§ **GOAL**
Skip all pictures, then print the remaining material exactly.
--- Start of ITEMS ---
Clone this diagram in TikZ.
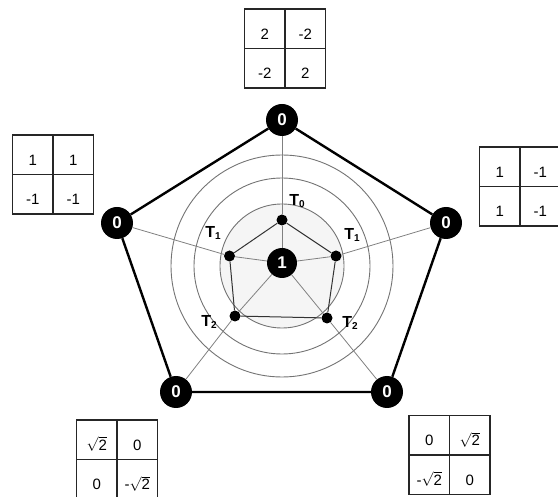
\documentclass[tikz,border=0pt]{standalone}
\usepackage{fontspec}
\setmainfont{Liberation Sans}
\usetikzlibrary{matrix}

\newcommand{\tsub}[2]{#1\raisebox{-1.5pt}{\fontsize{10pt}{10pt}\selectfont #2}}
\newcommand{\rtwo}{$\sqrt{\mbox{2}}$}

\begin{document}
\begin{tikzpicture}[
    x=1pt, y=-1pt,
    outer/.style={
        circle,
        fill=black,
        text=white,
        inner sep=0pt,
        minimum size=32pt,
        font=\fontsize{17pt}{17pt}\selectfont\bfseries
    },
    hub/.style={outer, minimum size=30pt},
    dot/.style={circle, fill=black, inner sep=0pt, minimum size=11pt},
    tlab/.style={inner sep=0pt, font=\fontsize{16pt}{16pt}\selectfont\bfseries},
    ring/.style={draw=black!55, line width=0.9pt},
    spoke/.style={draw=black!50, line width=0.8pt},
    rim/.style={draw=black, line width=2.4pt, line join=round},
    inner/.style={draw=black!80, line width=1pt},
    grid/.style={
        matrix of nodes,
        column sep=-1.2pt,
        row sep=-1.2pt,
        nodes={
            draw=black!85,
            line width=1.2pt,
            minimum width=40.5pt,
            minimum height=39.5pt,
            inner sep=0pt,
            text height=21pt,
            text depth=0pt,
            font=\fontsize{15pt}{15pt}\selectfont
        }
    }
]
\useasboundingbox (0,0) rectangle (558,497);

% rings round the centre
\draw[ring] (282,266) circle[radius=111];
\draw[ring] (282,266) circle[radius=88];
\draw[ring, fill=black!4] (282,266) circle[radius=62];

% outer states
\node[outer] (n0) at (282,120) {0};
\node[outer] (n1) at (446,223) {0};
\node[outer] (n2) at (387,392) {0};
\node[outer] (n3) at (176,392) {0};
\node[outer] (n4) at (117,223) {0};
\node[hub] (c) at (282,263) {1};

% inner points
\node[dot] (t0) at (282,220) {};
\node[dot] (t1r) at (336,256) {};
\node[dot] (t2r) at (327,318) {};
\node[dot] (t2l) at (235,316) {};
\node[dot] (t1l) at (229.5,256) {};

\node[tlab] (lt0) at (297,201) {\tsub{T}{0}};
\node[tlab] (lt1r) at (352,235) {\tsub{T}{1}};
\node[tlab] (lt2r) at (350,323) {\tsub{T}{2}};
\node[tlab] (lt2l) at (209,322) {\tsub{T}{2}};
\node[tlab] (lt1l) at (213,233) {\tsub{T}{1}};

\draw[spoke] (n0) -- (t0) -- (c);
\draw[spoke] (n1) -- (t1r) -- (c);
\draw[spoke] (n2) -- (t2r) -- (c);
\draw[spoke] (n3) -- (t2l) -- (c);
\draw[spoke] (n4) -- (t1l) -- (c);

\draw[inner] (t0) -- (t1r) -- (t2r) -- (t2l) -- (t1l) -- (t0);

\draw[rim] (n0) -- (n1) -- (n2) -- (n3) -- (n4) -- (n0);

% matrices
\matrix[grid] (mtop) at (285,48.5) {2 & -2\\ -2 & 2\\};
\matrix[grid] (mleft) at (53,174.5) {1 & 1\\ -1 & -1\\};
\matrix[grid] (mright) at (520,186.5) {1 & -1\\ 1 & -1\\};
\matrix[grid] (mbl) at (117,459.5) {\rtwo & 0\\ 0 & -\rtwo\\};
\matrix[grid] (mbr) at (449.5,455) {0 & \rtwo\\ -\rtwo & 0\\};
\end{tikzpicture}
\end{document}
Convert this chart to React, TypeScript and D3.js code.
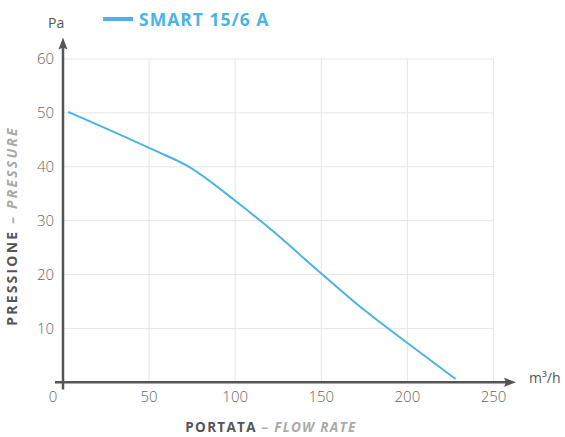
--- End of ITEMS ---
§ **CORRECT OUTPUT**
Clone this diagram in TikZ.
\documentclass[tikz,border=0pt]{standalone}
\usepackage{fontspec}
\setmainfont{Liberation Sans}
\usetikzlibrary{matrix}

\newcommand{\tsub}[2]{#1\raisebox{-1.5pt}{\fontsize{10pt}{10pt}\selectfont #2}}
\newcommand{\rtwo}{$\sqrt{\mbox{2}}$}

\begin{document}
\begin{tikzpicture}[
    x=1pt, y=-1pt,
    outer/.style={
        circle,
        fill=black,
        text=white,
        inner sep=0pt,
        minimum size=32pt,
        font=\fontsize{17pt}{17pt}\selectfont\bfseries
    },
    hub/.style={outer, minimum size=30pt},
    dot/.style={circle, fill=black, inner sep=0pt, minimum size=11pt},
    tlab/.style={inner sep=0pt, font=\fontsize{16pt}{16pt}\selectfont\bfseries},
    ring/.style={draw=black!55, line width=0.9pt},
    spoke/.style={draw=black!50, line width=0.8pt},
    rim/.style={draw=black, line width=2.4pt, line join=round},
    inner/.style={draw=black!80, line width=1pt},
    grid/.style={
        matrix of nodes,
        column sep=-1.2pt,
        row sep=-1.2pt,
        nodes={
            draw=black!85,
            line width=1.2pt,
            minimum width=40.5pt,
            minimum height=39.5pt,
            inner sep=0pt,
            text height=21pt,
            text depth=0pt,
            font=\fontsize{15pt}{15pt}\selectfont
        }
    }
]
\useasboundingbox (0,0) rectangle (558,497);

% rings round the centre
\draw[ring] (282,266) circle[radius=111];
\draw[ring] (282,266) circle[radius=88];
\draw[ring, fill=black!4] (282,266) circle[radius=62];

% outer states
\node[outer] (n0) at (282,120) {0};
\node[outer] (n1) at (446,223) {0};
\node[outer] (n2) at (387,392) {0};
\node[outer] (n3) at (176,392) {0};
\node[outer] (n4) at (117,223) {0};
\node[hub] (c) at (282,263) {1};

% inner points
\node[dot] (t0) at (282,220) {};
\node[dot] (t1r) at (336,256) {};
\node[dot] (t2r) at (327,318) {};
\node[dot] (t2l) at (235,316) {};
\node[dot] (t1l) at (229.5,256) {};

\node[tlab] (lt0) at (297,201) {\tsub{T}{0}};
\node[tlab] (lt1r) at (352,235) {\tsub{T}{1}};
\node[tlab] (lt2r) at (350,323) {\tsub{T}{2}};
\node[tlab] (lt2l) at (209,322) {\tsub{T}{2}};
\node[tlab] (lt1l) at (213,233) {\tsub{T}{1}};

\draw[spoke] (n0) -- (t0) -- (c);
\draw[spoke] (n1) -- (t1r) -- (c);
\draw[spoke] (n2) -- (t2r) -- (c);
\draw[spoke] (n3) -- (t2l) -- (c);
\draw[spoke] (n4) -- (t1l) -- (c);

\draw[inner] (t0) -- (t1r) -- (t2r) -- (t2l) -- (t1l) -- (t0);

\draw[rim] (n0) -- (n1) -- (n2) -- (n3) -- (n4) -- (n0);

% matrices
\matrix[grid] (mtop) at (285,48.5) {2 & -2\\ -2 & 2\\};
\matrix[grid] (mleft) at (53,174.5) {1 & 1\\ -1 & -1\\};
\matrix[grid] (mright) at (520,186.5) {1 & -1\\ 1 & -1\\};
\matrix[grid] (mbl) at (117,459.5) {\rtwo & 0\\ 0 & -\rtwo\\};
\matrix[grid] (mbr) at (449.5,455) {0 & \rtwo\\ -\rtwo & 0\\};
\end{tikzpicture}
\end{document}
Convert this chart to React, TypeScript and D3.js code.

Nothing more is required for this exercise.